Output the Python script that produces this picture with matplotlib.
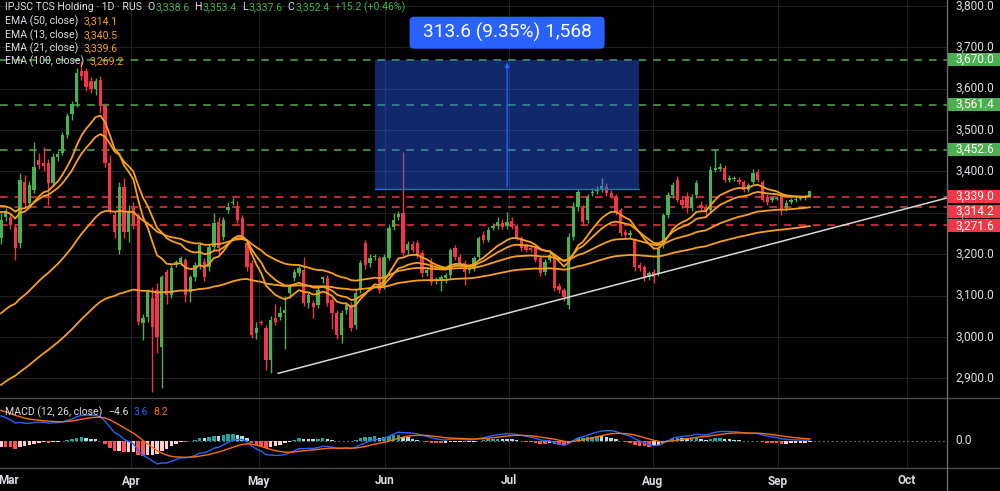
import matplotlib
matplotlib.use("Agg")
import matplotlib.pyplot as plt
import matplotlib.transforms as mtransforms
from matplotlib.lines import Line2D
from matplotlib.patches import Rectangle, FancyBboxPatch

# daily candles (first bar ~ 29 Feb, last bar ~ 10 Sep)
opens = [3239, 3290, 3290, 3266, 3227, 3375, 3324, 3356, 3428, 3420,
         3421, 3373, 3436, 3445, 3489, 3538, 3567, 3642, 3642, 3618,
         3598, 3622, 3557, 3421, 3295, 3210, 3363, 3254, 3312, 3295,
         3033, 3048, 3094, 3113, 2975, 3157, 3101, 3179, 3181, 3186,
         3108, 3145, 3174, 3181, 3169, 3218, 3278, 3242, 3307, 3324,
         3315, 3288, 3227, 3179, 3009, 3036, 3021, 2944, 3045, 3048,
         3058, 3106, 3142, 3154, 3162, 3082, 3082, 3077, 3140, 3142,
         3089, 3058, 3004, 3065, 3077, 3028, 3113, 3227, 3179, 3192,
         3191, 3125, 3191, 3266, 3290, 3300, 3210, 3225, 3227, 3203,
         3154, 3181, 3135, 3137, 3142, 3150, 3215, 3193, 3179, 3162,
         3167, 3193, 3247, 3235, 3264, 3268, 3276, 3268, 3280, 3268,
         3239, 3222, 3215, 3215, 3191, 3157, 3186, 3191, 3123, 3113,
         3077, 3242, 3315, 3312, 3283, 3348, 3353, 3356, 3363, 3348,
         3339, 3307, 3254, 3247, 3235, 3174, 3169, 3145, 3157, 3154,
         3222, 3295, 3344, 3380, 3331, 3339, 3312, 3344, 3319, 3315,
         3307, 3404, 3407, 3409, 3380, 3382, 3380, 3375, 3356, 3375,
         3399, 3375, 3339, 3331, 3334, 3344, 3312, 3327, 3331, 3334,
         3336, 3338.6]
highs = [3300, 3312, 3296, 3272, 3395, 3392, 3378, 3470, 3445, 3460,
         3430, 3445, 3450, 3495, 3540, 3570, 3650, 3668, 3650, 3628,
         3625, 3630, 3565, 3440, 3305, 3375, 3385, 3320, 3325, 3300,
         3055, 3115, 3120, 3130, 3150, 3165, 3175, 3185, 3195, 3190,
         3150, 3180, 3230, 3190, 3225, 3300, 3290, 3290, 3325, 3335,
         3328, 3295, 3235, 3185, 3035, 3040, 3030, 3050, 3080, 3075,
         3100, 3128, 3165, 3175, 3193, 3110, 3090, 3120, 3148, 3150,
         3095, 3065, 3065, 3085, 3085, 3115, 3185, 3235, 3200, 3200,
         3195, 3200, 3272, 3300, 3305, 3448, 3232, 3232, 3235, 3210,
         3168, 3190, 3145, 3150, 3155, 3215, 3222, 3200, 3185, 3172,
         3195, 3245, 3255, 3265, 3275, 3290, 3285, 3302, 3290, 3272,
         3245, 3228, 3220, 3220, 3196, 3188, 3205, 3198, 3130, 3118,
         3250, 3325, 3358, 3320, 3345, 3360, 3365, 3385, 3372, 3355,
         3345, 3312, 3262, 3258, 3240, 3180, 3175, 3160, 3165, 3220,
         3300, 3350, 3375, 3390, 3340, 3350, 3345, 3380, 3328, 3322,
         3412, 3453, 3420, 3415, 3392, 3390, 3386, 3380, 3372, 3405,
         3405, 3380, 3345, 3340, 3340, 3350, 3330, 3335, 3338, 3340,
         3342, 3353.4]
lows = [3225, 3280, 3262, 3186, 3215, 3315, 3318, 3348, 3405, 3400,
        3319, 3362, 3425, 3440, 3480, 3525, 3555, 3620, 3595, 3590,
        3585, 3540, 3410, 3300, 3240, 3200, 3240, 3230, 3260, 3030,
        2992, 3035, 2866, 2960, 2876, 3080, 3095, 3170, 3175, 3085,
        3085, 3135, 3165, 3135, 3160, 3210, 3195, 3235, 3300, 3318,
        3275, 3240, 3160, 2998, 2995, 3028, 2919, 2912, 3030, 3040,
        2970, 3095, 3135, 3148, 3075, 3070, 3045, 3070, 3130, 3075,
        3020, 2995, 2985, 3055, 3015, 3020, 3105, 3165, 3170, 3185,
        3105, 3115, 3185, 3258, 3282, 3195, 3200, 3205, 3190, 3145,
        3148, 3125, 3128, 3110, 3130, 3140, 3185, 3170, 3125, 3155,
        3160, 3188, 3228, 3230, 3258, 3262, 3260, 3262, 3260, 3235,
        3208, 3205, 3205, 3180, 3148, 3150, 3180, 3110, 3105, 3088,
        3067, 3235, 3305, 3270, 3275, 3340, 3345, 3350, 3340, 3335,
        3295, 3245, 3240, 3240, 3160, 3160, 3135, 3138, 3130, 3148,
        3215, 3288, 3335, 3325, 3312, 3300, 3305, 3335, 3305, 3290,
        3300, 3398, 3400, 3375, 3375, 3378, 3370, 3350, 3350, 3370,
        3375, 3325, 3320, 3326, 3330, 3295, 3305, 3322, 3326, 3330,
        3332, 3337.6]
closes = [3283, 3305, 3271, 3215, 3380, 3324, 3368, 3411, 3416, 3412,
          3373, 3436, 3441, 3489, 3533, 3562, 3639, 3630, 3603, 3598,
          3618, 3557, 3421, 3307, 3254, 3363, 3254, 3302, 3271, 3036,
          3045, 3108, 3024, 2999, 3145, 3101, 3167, 3181, 3191, 3101,
          3145, 3174, 3222, 3145, 3218, 3276, 3215, 3283, 3315, 3326,
          3283, 3247, 3169, 3004, 3021, 3034, 2944, 3041, 3036, 3058,
          3065, 3121, 3157, 3167, 3082, 3101, 3072, 3113, 3144, 3082,
          3058, 3004, 3058, 3077, 3021, 3106, 3179, 3174, 3191, 3195,
          3113, 3193, 3264, 3283, 3298, 3203, 3225, 3210, 3198, 3154,
          3162, 3133, 3140, 3145, 3150, 3210, 3193, 3179, 3157, 3167,
          3191, 3239, 3235, 3259, 3268, 3278, 3266, 3278, 3266, 3242,
          3215, 3210, 3210, 3186, 3154, 3181, 3198, 3118, 3113, 3096,
          3242, 3315, 3351, 3278, 3339, 3351, 3358, 3365, 3348, 3341,
          3302, 3252, 3247, 3250, 3169, 3167, 3145, 3154, 3145, 3213,
          3295, 3344, 3368, 3331, 3319, 3312, 3339, 3373, 3312, 3307,
          3404, 3409, 3410, 3380, 3385, 3384, 3375, 3356, 3368, 3397,
          3380, 3331, 3327, 3336, 3336, 3307, 3324, 3331, 3334, 3336,
          3337.2, 3352.4]

month_labels = ["Mar", "Apr", "May", "Jun", "Jul", "Aug", "Sep", "Oct"]
month_pos = [1.7, 27.5, 54.5, 81.2, 107.4, 137.8, 164.3, 191.5]  # bar index
price_ticks = [2900, 3000, 3100, 3200, 3300, 3400, 3500, 3600, 3700, 3800]

resistance = [3670.0, 3561.4, 3452.6]
support = [3339.0, 3314.2, 3271.6]

ema_periods = [50, 13, 21, 100]
ema_seeds = [3048, 3305, 3320, 2876]          # where each EMA enters at the left edge
ema_legend = ["3,314.1", "3,340.5", "3,339.6", "3,269.2"]

macd_seeds = (3300, 3190, 128)                # EMA12, EMA26, signal at the left edge
macd_legend = ["\u22124.6", "3.6", "8.2"]

range_lo, range_hi = 3356.4, 3670.0
range_bars = (79.1, 134.9)
range_text = "313.6 (9.35%) 1,568"

trend_x = [58.6, 150.0]
trend_y = [2912, 3186]

W, H = 1000, 491
BG = "#000000"
UP = "#4caf50"
DOWN = "#f23645"
TXT = "#dcdee4"
GRID = "#1e1e1e"
EMA_COL = "#f9a01b"
BLUE = "#2962ff"
SIGNAL = "#ff6d00"

plt.rcParams["font.family"] = ["Roboto", "DejaVu Sans"]


def ema(values, period, seed):
    k = 2.0 / (period + 1)
    out, e = [], seed
    for v in values:
        e += k * (v - e)
        out.append(e)
    return out


fig = plt.figure(figsize=(W / 100, H / 100), dpi=100, facecolor=BG)
ax = fig.add_axes([0, 1 - 398 / H, 947 / W, 398 / H])
mx = fig.add_axes([0, 23 / H, 947 / W, 70 / H], sharex=ax)
for a in (ax, mx):
    a.set_facecolor(BG)
    for s in a.spines.values():
        s.set_visible(False)
    a.tick_params(left=False, bottom=False, labelleft=False, labelbottom=False)

n = len(closes)
xs = list(range(n))
ax.set_xlim(-0.21, 200.0)
ax.set_ylim(2852.4, 3814.3)
mx.set_ylim(-108, 172)

for p in price_ticks:
    ax.axhline(p, color=GRID, lw=0.8, zorder=0)
for m in month_pos[1:]:
    ax.axvline(m, color=GRID, lw=0.8, zorder=0)
    mx.axvline(m, color=GRID, lw=0.8, zorder=0)

# key levels
for p in resistance:
    ax.axhline(p, color=UP, lw=1.1, ls=(0, (5, 4.5)), zorder=2)
for p in support:
    ax.axhline(p, color=DOWN, lw=1.1, ls=(0, (5, 4.5)), zorder=2)

# candles
cols = [UP if c >= o else DOWN for o, c in zip(opens, closes)]
ax.vlines(xs, lows, highs, colors=cols, lw=1, zorder=3)
bottoms = [min(o, c) for o, c in zip(opens, closes)]
heights = [max(abs(c - o), 2.0) for o, c in zip(opens, closes)]
ax.bar(xs, heights, bottom=bottoms, width=0.7, color=cols, lw=0, zorder=4)

# moving averages
for per, seed in zip(ema_periods, ema_seeds):
    ax.plot(xs, ema(closes, per, seed), color=EMA_COL, lw=1.3, zorder=5)

# trend line (ray to the right edge)
slope = (trend_y[1] - trend_y[0]) / (trend_x[1] - trend_x[0])
x_end = ax.get_xlim()[1]
ax.plot([trend_x[0], x_end], [trend_y[0], trend_y[0] + slope * (x_end - trend_x[0])],
        color="#d9d9d9", lw=1.1, zorder=5)

# price range measurement
x0, x1 = range_bars
mid = (x0 + x1) / 2
ax.add_patch(Rectangle((x0, range_lo), x1 - x0, range_hi - range_lo,
                       fc=BLUE, alpha=0.42, lw=0, zorder=6))
ax.plot([x0, x1], [range_lo, range_lo], color=BLUE, lw=1, zorder=7)
ax.annotate("", xy=(mid, range_hi), xytext=(mid, range_lo),
            arrowprops=dict(arrowstyle="-|>", color=BLUE, lw=1, mutation_scale=6), zorder=7)
cx, cy = ax.transData.transform((mid, range_hi))
fig.add_artist(FancyBboxPatch((cx - 97.5, cy + 11), 195, 32,
                              boxstyle="round,pad=0,rounding_size=4",
                              transform=mtransforms.IdentityTransform(),
                              fc=BLUE, ec="none", zorder=8))
fig.text(cx / W, (cy + 27) / H, range_text, color="white", fontsize=13.8,
         ha="center", va="center", zorder=9)

# right price scale
tr = mtransforms.blended_transform_factory(fig.transFigure, ax.transData)
for p in price_ticks:
    ax.text(0.955, p, f"{p:,.1f}", transform=tr, color=TXT, fontsize=8.6,
            va="center", ha="left", clip_on=False)

half = 6.5 / (398 / (3814.3 - 2852.4))


def level_label(y_text, value, color):
    r = Rectangle((947 / W, y_text - half), 0.06, 2 * half, transform=tr,
                  fc=color, ec="none", clip_on=False, zorder=9)
    ax.add_patch(r)
    ax.text(0.955, y_text, f"{value:,.1f}", transform=tr, color="white", fontsize=8.6,
            va="center", ha="left", clip_on=False, zorder=10)


for p in resistance:
    level_label(p, p, UP)
y_prev = None
for p in support:
    y_lab = p if y_prev is None else min(p, y_prev - 2 * half - 4)
    level_label(y_lab, p, DOWN)
    y_prev = y_lab

# MACD panel
e12 = ema(closes, 12, macd_seeds[0])
e26 = ema(closes, 26, macd_seeds[1])
macd = [a - b for a, b in zip(e12, e26)]
sig = ema(macd, 9, macd_seeds[2])
hist = [a - b for a, b in zip(macd, sig)]
hcols = []
for i, h in enumerate(hist):
    prev = hist[i - 1] if i else h
    if h >= 0:
        hcols.append("#26a69a" if h > prev else "#b2dfdb")
    else:
        hcols.append("#ff5252" if h < prev else "#ffcdd2")
mx.axhline(0, color="#5d606b", lw=0.8, ls=(0, (2, 2)), zorder=1)
mx.bar(xs, hist, width=0.75, color=hcols, lw=0, zorder=2)
mx.plot(xs, macd, color=BLUE, lw=1, zorder=3)
mx.plot(xs, sig, color=SIGNAL, lw=1, zorder=3)
trm = mtransforms.blended_transform_factory(fig.transFigure, mx.transData)
mx.text(0.955, 0, "0.0", transform=trm, color=TXT, fontsize=8.6, va="center", ha="left", clip_on=False)

# month labels
trx = mtransforms.blended_transform_factory(mx.transData, fig.transFigure)
for lab, m in zip(month_labels, month_pos):
    mx.text(m, 1 - 481 / H, lab, transform=trx, color=TXT, fontsize=8.5, weight="bold",
            ha="center", va="center", clip_on=False)

# panel separators
for y in (398, 468):
    fig.add_artist(Line2D([0, 1], [1 - y / H] * 2, transform=fig.transFigure, color="#4a4a4a", lw=1))
fig.add_artist(Line2D([947 / W] * 2, [0, 1], transform=fig.transFigure, color="#6a6a6a", lw=1))

# legends
renderer = fig.canvas.get_renderer()


def text_runs(x, y, parts, size=7.6):
    for s, col, gap in parts:
        t = fig.text(x / W, 1 - y / H, s, color=col, fontsize=size, va="center", ha="left", zorder=12)
        x += t.get_window_extent(renderer).width + gap


chg = closes[-1] - closes[-2]
text_runs(5, 7.5, [("IPJSC TCS Holding \u00b7 1D \u00b7 RUS", TXT, 5),
                   ("O", TXT, 1), (f"{opens[-1]:,.1f}", UP, 5),
                   ("H", TXT, 1), (f"{highs[-1]:,.1f}", UP, 5),
                   ("L", TXT, 1), (f"{lows[-1]:,.1f}", UP, 5),
                   ("C", TXT, 1), (f"{closes[-1]:,.1f}", UP, 5),
                   (f"{chg:+.1f} ({chg / closes[-2] * 100:+.2f}%)", UP, 0)])
for i, (per, val) in enumerate(zip(ema_periods, ema_legend)):
    text_runs(5, 21.5 + 13.4 * i, [(f"EMA ({per}, close)", TXT, 5), (val, EMA_COL, 0)])
text_runs(5, 412, [("MACD (12, 26, close)", TXT, 6), (macd_legend[0], TXT, 5),
                   (macd_legend[1], BLUE, 5), (macd_legend[2], SIGNAL, 0)])

fig.savefig("out.png", dpi=100, facecolor=BG)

---

## Given exercise
Starting at the first line of the material, output exactly the lines up to and including the one with "from matplotlib.patches import". Do not include the pictures.

## Written reply
Output the Python script that produces this picture with matplotlib.
import matplotlib
matplotlib.use("Agg")
import matplotlib.pyplot as plt
import matplotlib.transforms as mtransforms
from matplotlib.lines import Line2D
from matplotlib.patches import Rectangle, FancyBboxPatch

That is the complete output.